The bulky waste collection service market size was USD 28.3 billion in 2025 and is projected to reach USD 40.7 billion by 2031, growing at a 6.1% CAGR over 2026-2031.
Which segments lead growth within the bulky waste collection service market?
Construction and demolition waste is the fastest-growing waste type, with a 6.23% CAGR; municipal and government sources lead growth at 6.47%; and on-demand services are projected to expand at a 6.71% CAGR.
Which region leads and which is growing fastest in the bulky waste collection service market?
North America led with 35.70% in 2025, while Asia-Pacific is projected to post the fastest CAGR of 6.52% through 2031.
How are regulations influencing the bulky waste collection service market?
The European Union revised Waste Framework Directive, stronger United Kingdom enforcement, and India’s national tracking initiatives are elevating traceability and recovery requirements, favoring compliant, digitally enabled operators.
What technologies are improving performance in the bulky waste collection service market?

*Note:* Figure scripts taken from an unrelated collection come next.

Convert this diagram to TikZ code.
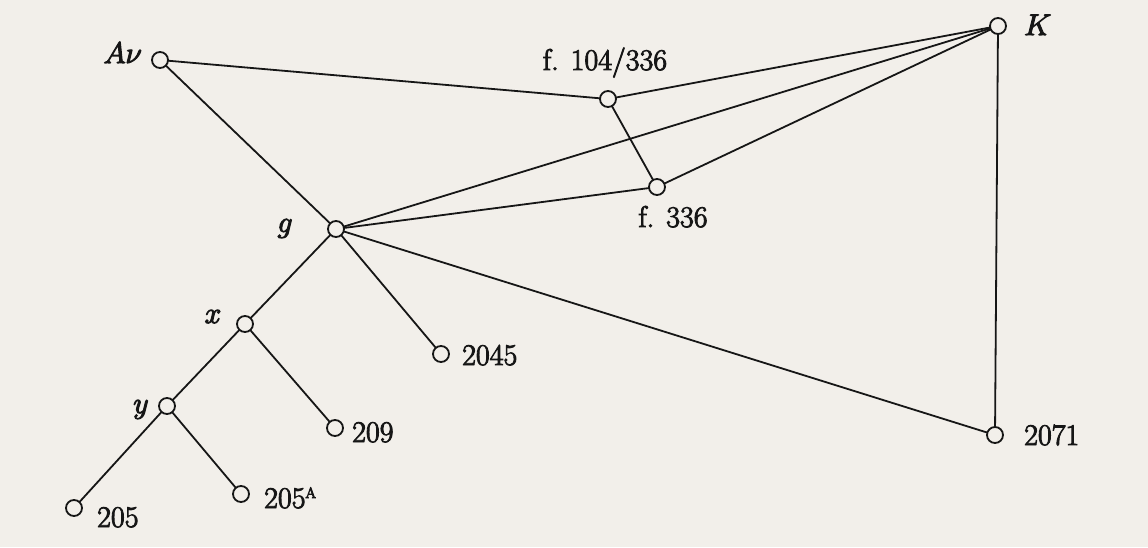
\documentclass[tikz,border=0pt]{standalone}
\usepackage{graphicx}
\usepackage{xcolor}
\definecolor{paper}{RGB}{242,239,234}
\definecolor{ink}{RGB}{22,22,22}
% slightly heavier type: fill and stroke the glyph outlines
\newcommand\inked[1]{\special{pdf:literal direct 2 Tr 0.9 w}#1\special{pdf:literal direct 0 Tr}}
% italic sigla, enlarged past the largest math size
\newcommand\sig[1]{\scalebox{1.2}{\fontsize{24.88}{30}\selectfont$#1$}}
\begin{document}
\begin{tikzpicture}[x=1pt,y=-1pt,
  vertex/.style={circle,draw=ink,line width=1.8pt,fill=paper,minimum size=16pt,inner sep=0pt},
  edge/.style={draw=ink,line width=1.8pt},
  lbl/.style={text=ink,font=\fontsize{30}{36}\selectfont,inner sep=0pt}]
\fill[paper] (0,0) rectangle (1148,547);
\useasboundingbox (0,0) rectangle (1148,547);

% stemma vertices
\coordinate (Av)    at (160,60);
\coordinate (f104)  at (608,99);
\coordinate (K)     at (998,26);
\coordinate (f336)  at (657,187);
\coordinate (g)     at (336,229);
\coordinate (x)     at (245,324);
\coordinate (m2045) at (441,354);
\coordinate (y)     at (167,406);
\coordinate (m209)  at (335,428);
\coordinate (m205)  at (74,508);
\coordinate (m205A) at (241,494);
\coordinate (m2071) at (995,435);

% filiation lines
\path[edge] (Av) -- (f104);
\path[edge] (Av) -- (g);
\path[edge] (f104) -- (K);
\path[edge] (f104) -- (f336);
\path[edge] (f336) -- (K);
\path[edge] (g) -- (K);
\path[edge] (g) -- (f336);
\path[edge] (g) -- (m2071);
\path[edge] (K) -- (m2071);
\path[edge] (g) -- (x);
\path[edge] (g) -- (m2045);
\path[edge] (x) -- (y);
\path[edge] (x) -- (m209);
\path[edge] (y) -- (m205);
\path[edge] (y) -- (m205A);

% manuscript circles over the line ends
\foreach \v in {Av,f104,K,f336,g,x,m2045,y,m209,m205,m205A,m2071}
  \node[vertex] (c\v) at (\v) {};

% sigla
\node[lbl,anchor=base east] (tAv) at (142,63) {\inked{\sig{A\nu}}};
\node[lbl,anchor=base] (tf104) at (605,70) {\inked{f. 104/336}};
\node[lbl,anchor=base west] (tK) at (1024,35) {\inked{\sig{K}}};
\node[lbl,anchor=base] (tf336) at (673,227) {\inked{f. 336}};
\node[lbl,anchor=base] (tg) at (285,232) {\inked{\sig{g}}};
\node[lbl,anchor=base] (tx) at (213,323) {\inked{\sig{x}}};
\node[lbl,anchor=base] (ty) at (141,413) {\inked{\sig{y}}};
\node[lbl,anchor=base west] (t2045) at (462,365) {\inked{2045}};
\node[lbl,anchor=base west] (t209) at (352,442) {\inked{209}};
\node[lbl,anchor=base west] (t205) at (97,527) {\inked{205}};
\node[lbl,anchor=base west] (t205A) at (264,508) {\inked{205\raisebox{10pt}{\fontsize{15}{18}\selectfont A}}};
\node[lbl,anchor=base west] (t2071) at (1024,445) {\inked{2071}};
\end{tikzpicture}
\end{document}
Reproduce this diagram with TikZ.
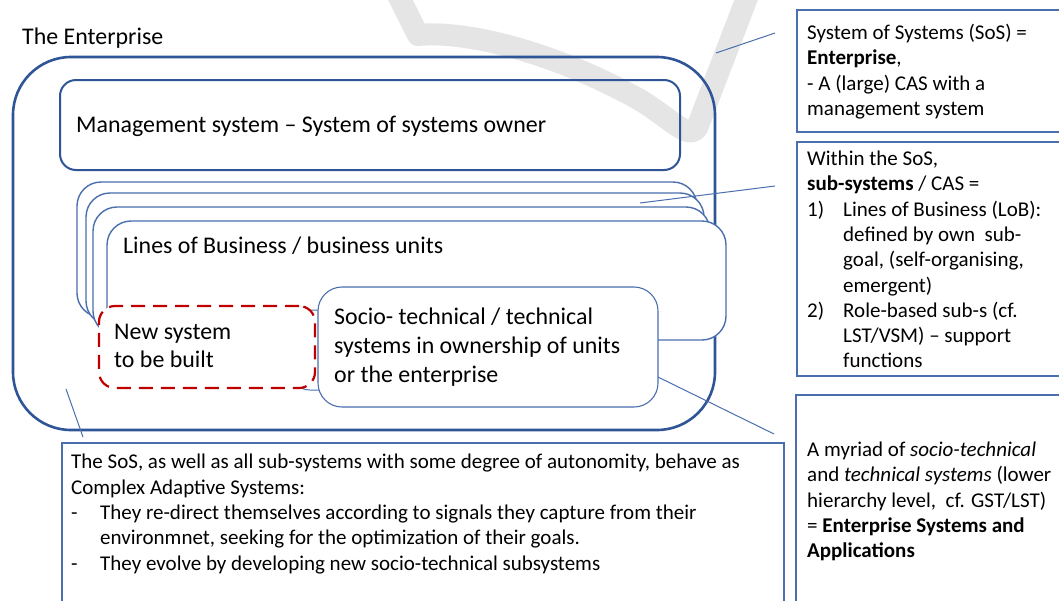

AI-enabled sorting and monitoring, connected containers, route optimization, and fleet electrification are improving purity, lowering costs, and enabling reliable on-demand pickups.
What are the key challenges facing the bulky waste collection service market today?
Persistent illegal dumping and workforce shortages in drivers and technicians pressure margins and reliability, making enforcement coordination and training programs critical for sustained performance.